### Collected data
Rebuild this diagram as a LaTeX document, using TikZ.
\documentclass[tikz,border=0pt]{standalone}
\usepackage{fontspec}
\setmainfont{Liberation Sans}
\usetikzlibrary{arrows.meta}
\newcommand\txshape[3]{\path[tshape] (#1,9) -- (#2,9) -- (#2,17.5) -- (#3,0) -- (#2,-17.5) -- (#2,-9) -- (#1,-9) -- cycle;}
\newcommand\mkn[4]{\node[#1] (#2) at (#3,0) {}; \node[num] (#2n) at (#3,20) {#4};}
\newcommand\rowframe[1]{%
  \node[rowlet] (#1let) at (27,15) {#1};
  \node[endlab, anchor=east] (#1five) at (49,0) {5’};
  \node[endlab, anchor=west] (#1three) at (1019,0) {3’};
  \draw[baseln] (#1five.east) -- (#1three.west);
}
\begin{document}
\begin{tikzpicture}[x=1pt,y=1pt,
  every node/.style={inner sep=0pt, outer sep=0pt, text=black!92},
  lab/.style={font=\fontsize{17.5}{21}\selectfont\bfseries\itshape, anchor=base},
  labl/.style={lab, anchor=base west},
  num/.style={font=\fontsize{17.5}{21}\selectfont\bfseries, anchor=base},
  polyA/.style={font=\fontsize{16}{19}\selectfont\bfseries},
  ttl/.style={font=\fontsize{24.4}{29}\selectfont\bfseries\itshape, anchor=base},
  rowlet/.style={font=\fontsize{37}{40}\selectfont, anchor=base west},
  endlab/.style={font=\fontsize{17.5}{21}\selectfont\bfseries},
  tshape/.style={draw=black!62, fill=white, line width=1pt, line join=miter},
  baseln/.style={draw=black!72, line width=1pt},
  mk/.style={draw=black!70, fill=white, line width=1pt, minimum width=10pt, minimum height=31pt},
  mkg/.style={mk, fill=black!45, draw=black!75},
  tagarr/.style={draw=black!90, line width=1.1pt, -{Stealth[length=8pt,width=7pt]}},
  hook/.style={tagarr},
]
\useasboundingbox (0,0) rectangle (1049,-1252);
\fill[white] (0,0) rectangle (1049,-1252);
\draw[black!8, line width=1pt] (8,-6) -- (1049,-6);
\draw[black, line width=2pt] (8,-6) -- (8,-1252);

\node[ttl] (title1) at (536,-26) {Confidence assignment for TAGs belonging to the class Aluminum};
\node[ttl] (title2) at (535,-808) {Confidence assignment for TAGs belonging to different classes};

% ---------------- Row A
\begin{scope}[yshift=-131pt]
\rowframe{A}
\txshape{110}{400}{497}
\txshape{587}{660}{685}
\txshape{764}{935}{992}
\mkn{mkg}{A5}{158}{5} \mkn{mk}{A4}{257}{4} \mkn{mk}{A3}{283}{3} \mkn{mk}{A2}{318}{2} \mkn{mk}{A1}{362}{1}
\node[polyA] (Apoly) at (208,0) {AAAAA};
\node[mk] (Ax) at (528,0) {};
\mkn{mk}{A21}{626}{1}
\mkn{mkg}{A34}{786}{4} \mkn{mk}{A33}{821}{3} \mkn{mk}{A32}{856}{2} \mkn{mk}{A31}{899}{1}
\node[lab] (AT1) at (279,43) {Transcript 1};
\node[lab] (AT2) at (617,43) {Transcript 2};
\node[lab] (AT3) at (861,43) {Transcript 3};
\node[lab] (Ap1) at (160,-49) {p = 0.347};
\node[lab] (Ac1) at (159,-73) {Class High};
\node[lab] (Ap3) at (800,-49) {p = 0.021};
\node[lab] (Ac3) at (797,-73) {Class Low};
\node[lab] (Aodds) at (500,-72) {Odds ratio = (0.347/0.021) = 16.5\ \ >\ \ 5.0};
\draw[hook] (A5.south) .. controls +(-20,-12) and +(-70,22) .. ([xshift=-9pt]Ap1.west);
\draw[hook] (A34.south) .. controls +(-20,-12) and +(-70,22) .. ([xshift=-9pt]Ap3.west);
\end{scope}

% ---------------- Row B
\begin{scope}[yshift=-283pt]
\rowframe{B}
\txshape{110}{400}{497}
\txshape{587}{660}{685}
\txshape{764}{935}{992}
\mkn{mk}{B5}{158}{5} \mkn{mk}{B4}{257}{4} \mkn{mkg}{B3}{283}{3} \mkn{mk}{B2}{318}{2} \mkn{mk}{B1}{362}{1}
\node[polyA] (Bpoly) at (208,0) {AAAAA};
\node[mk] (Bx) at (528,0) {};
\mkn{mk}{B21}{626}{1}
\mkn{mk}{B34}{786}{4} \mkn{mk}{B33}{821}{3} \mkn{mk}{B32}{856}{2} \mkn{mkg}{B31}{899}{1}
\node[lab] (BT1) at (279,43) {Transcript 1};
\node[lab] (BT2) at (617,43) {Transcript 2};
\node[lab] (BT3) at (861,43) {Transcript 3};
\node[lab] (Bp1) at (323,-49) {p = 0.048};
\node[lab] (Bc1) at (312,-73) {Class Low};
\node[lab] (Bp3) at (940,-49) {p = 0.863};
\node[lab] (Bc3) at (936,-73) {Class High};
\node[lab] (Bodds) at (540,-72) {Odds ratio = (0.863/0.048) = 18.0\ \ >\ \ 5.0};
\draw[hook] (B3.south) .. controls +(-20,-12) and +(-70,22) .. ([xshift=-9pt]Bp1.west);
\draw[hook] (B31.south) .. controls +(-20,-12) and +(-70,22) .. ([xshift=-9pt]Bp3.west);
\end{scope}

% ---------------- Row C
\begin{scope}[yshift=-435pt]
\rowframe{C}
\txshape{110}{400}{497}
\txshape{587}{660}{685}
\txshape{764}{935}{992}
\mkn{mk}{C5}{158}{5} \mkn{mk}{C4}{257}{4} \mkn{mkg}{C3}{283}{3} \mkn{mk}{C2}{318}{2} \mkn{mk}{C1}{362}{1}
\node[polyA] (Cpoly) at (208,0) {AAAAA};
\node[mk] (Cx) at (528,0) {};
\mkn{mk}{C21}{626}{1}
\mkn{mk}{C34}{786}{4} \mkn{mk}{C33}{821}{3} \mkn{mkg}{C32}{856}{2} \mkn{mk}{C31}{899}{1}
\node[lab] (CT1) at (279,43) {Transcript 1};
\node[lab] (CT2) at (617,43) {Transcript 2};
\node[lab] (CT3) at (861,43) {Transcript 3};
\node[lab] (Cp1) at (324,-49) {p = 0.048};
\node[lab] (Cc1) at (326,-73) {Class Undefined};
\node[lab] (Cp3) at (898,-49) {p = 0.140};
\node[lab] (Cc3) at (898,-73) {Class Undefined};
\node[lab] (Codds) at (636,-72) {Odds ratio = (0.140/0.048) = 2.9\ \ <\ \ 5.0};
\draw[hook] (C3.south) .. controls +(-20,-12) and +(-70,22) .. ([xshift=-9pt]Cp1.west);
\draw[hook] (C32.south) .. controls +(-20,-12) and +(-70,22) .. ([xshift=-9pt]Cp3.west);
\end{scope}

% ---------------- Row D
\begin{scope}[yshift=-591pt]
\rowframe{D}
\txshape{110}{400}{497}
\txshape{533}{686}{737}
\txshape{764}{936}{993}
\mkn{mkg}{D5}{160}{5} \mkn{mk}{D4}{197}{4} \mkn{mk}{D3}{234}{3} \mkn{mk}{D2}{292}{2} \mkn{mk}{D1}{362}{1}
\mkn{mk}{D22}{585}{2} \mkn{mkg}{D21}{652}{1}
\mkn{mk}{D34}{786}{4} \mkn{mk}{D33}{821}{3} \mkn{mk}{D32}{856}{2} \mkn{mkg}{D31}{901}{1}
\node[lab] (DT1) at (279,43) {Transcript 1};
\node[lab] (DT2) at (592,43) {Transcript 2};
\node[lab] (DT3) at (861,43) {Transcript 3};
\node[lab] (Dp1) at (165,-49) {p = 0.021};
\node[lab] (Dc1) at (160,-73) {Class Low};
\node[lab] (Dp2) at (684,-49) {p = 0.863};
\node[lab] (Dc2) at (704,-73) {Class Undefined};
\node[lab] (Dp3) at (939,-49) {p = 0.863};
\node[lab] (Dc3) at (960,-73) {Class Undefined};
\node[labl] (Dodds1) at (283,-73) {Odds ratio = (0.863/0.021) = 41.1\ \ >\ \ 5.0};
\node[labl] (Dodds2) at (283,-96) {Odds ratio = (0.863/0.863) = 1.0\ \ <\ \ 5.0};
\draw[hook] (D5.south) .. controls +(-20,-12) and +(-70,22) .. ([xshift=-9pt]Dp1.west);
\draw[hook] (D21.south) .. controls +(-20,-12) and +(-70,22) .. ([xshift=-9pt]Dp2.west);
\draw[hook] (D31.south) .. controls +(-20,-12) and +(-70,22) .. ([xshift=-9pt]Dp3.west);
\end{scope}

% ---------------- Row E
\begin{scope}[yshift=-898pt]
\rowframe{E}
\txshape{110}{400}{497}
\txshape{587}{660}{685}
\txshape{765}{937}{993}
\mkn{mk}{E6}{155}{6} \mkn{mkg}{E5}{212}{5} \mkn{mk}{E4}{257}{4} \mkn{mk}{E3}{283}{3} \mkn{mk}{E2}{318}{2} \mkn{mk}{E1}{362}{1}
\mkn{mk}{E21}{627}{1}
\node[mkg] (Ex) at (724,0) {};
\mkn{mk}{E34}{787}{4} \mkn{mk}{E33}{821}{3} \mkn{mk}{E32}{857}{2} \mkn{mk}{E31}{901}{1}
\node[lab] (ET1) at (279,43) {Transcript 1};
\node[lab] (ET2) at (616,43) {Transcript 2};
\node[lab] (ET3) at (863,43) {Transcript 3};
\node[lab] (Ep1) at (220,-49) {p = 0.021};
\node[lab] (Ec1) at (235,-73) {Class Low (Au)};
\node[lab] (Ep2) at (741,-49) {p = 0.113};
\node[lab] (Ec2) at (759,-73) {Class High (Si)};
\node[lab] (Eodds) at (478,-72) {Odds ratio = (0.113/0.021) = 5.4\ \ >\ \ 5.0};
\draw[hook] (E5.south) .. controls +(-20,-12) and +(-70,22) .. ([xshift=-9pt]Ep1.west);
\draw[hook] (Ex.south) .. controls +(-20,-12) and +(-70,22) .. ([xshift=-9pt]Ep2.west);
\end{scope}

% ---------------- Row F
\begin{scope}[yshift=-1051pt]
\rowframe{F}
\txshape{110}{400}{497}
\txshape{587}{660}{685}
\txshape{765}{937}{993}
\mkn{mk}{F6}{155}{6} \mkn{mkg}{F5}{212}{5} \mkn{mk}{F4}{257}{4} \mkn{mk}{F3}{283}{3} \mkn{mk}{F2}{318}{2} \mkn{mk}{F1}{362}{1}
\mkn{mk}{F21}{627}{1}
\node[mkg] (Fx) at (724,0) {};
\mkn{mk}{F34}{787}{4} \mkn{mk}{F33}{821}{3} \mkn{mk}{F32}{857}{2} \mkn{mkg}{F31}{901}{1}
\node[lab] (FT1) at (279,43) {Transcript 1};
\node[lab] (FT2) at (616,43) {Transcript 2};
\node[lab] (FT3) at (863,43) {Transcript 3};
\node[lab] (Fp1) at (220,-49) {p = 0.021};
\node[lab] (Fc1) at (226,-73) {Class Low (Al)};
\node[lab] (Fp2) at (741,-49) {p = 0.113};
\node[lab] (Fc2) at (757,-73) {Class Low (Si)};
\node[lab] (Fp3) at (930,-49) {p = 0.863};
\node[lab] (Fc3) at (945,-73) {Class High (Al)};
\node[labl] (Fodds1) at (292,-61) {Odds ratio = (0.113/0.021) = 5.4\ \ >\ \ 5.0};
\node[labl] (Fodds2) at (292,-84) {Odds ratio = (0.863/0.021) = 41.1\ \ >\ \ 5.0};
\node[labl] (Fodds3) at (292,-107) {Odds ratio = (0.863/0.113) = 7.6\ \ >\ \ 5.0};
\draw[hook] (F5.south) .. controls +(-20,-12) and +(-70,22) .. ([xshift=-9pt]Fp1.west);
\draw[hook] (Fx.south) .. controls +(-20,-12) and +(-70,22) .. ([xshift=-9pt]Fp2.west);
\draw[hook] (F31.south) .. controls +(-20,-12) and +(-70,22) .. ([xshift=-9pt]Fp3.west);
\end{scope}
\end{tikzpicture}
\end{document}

### Aim
Please transcribe, exactly and with nothing added, the lines from the first line of the material above through the line that contains "(title2) at (535,-808)".

### Full response
Rebuild this diagram as a LaTeX document, using TikZ.
\documentclass[tikz,border=0pt]{standalone}
\usepackage{fontspec}
\setmainfont{Liberation Sans}
\usetikzlibrary{arrows.meta}
\newcommand\txshape[3]{\path[tshape] (#1,9) -- (#2,9) -- (#2,17.5) -- (#3,0) -- (#2,-17.5) -- (#2,-9) -- (#1,-9) -- cycle;}
\newcommand\mkn[4]{\node[#1] (#2) at (#3,0) {}; \node[num] (#2n) at (#3,20) {#4};}
\newcommand\rowframe[1]{%
  \node[rowlet] (#1let) at (27,15) {#1};
  \node[endlab, anchor=east] (#1five) at (49,0) {5’};
  \node[endlab, anchor=west] (#1three) at (1019,0) {3’};
  \draw[baseln] (#1five.east) -- (#1three.west);
}
\begin{document}
\begin{tikzpicture}[x=1pt,y=1pt,
  every node/.style={inner sep=0pt, outer sep=0pt, text=black!92},
  lab/.style={font=\fontsize{17.5}{21}\selectfont\bfseries\itshape, anchor=base},
  labl/.style={lab, anchor=base west},
  num/.style={font=\fontsize{17.5}{21}\selectfont\bfseries, anchor=base},
  polyA/.style={font=\fontsize{16}{19}\selectfont\bfseries},
  ttl/.style={font=\fontsize{24.4}{29}\selectfont\bfseries\itshape, anchor=base},
  rowlet/.style={font=\fontsize{37}{40}\selectfont, anchor=base west},
  endlab/.style={font=\fontsize{17.5}{21}\selectfont\bfseries},
  tshape/.style={draw=black!62, fill=white, line width=1pt, line join=miter},
  baseln/.style={draw=black!72, line width=1pt},
  mk/.style={draw=black!70, fill=white, line width=1pt, minimum width=10pt, minimum height=31pt},
  mkg/.style={mk, fill=black!45, draw=black!75},
  tagarr/.style={draw=black!90, line width=1.1pt, -{Stealth[length=8pt,width=7pt]}},
  hook/.style={tagarr},
]
\useasboundingbox (0,0) rectangle (1049,-1252);
\fill[white] (0,0) rectangle (1049,-1252);
\draw[black!8, line width=1pt] (8,-6) -- (1049,-6);
\draw[black, line width=2pt] (8,-6) -- (8,-1252);

\node[ttl] (title1) at (536,-26) {Confidence assignment for TAGs belonging to the class Aluminum};
\node[ttl] (title2) at (535,-808) {Confidence assignment for TAGs belonging to different classes};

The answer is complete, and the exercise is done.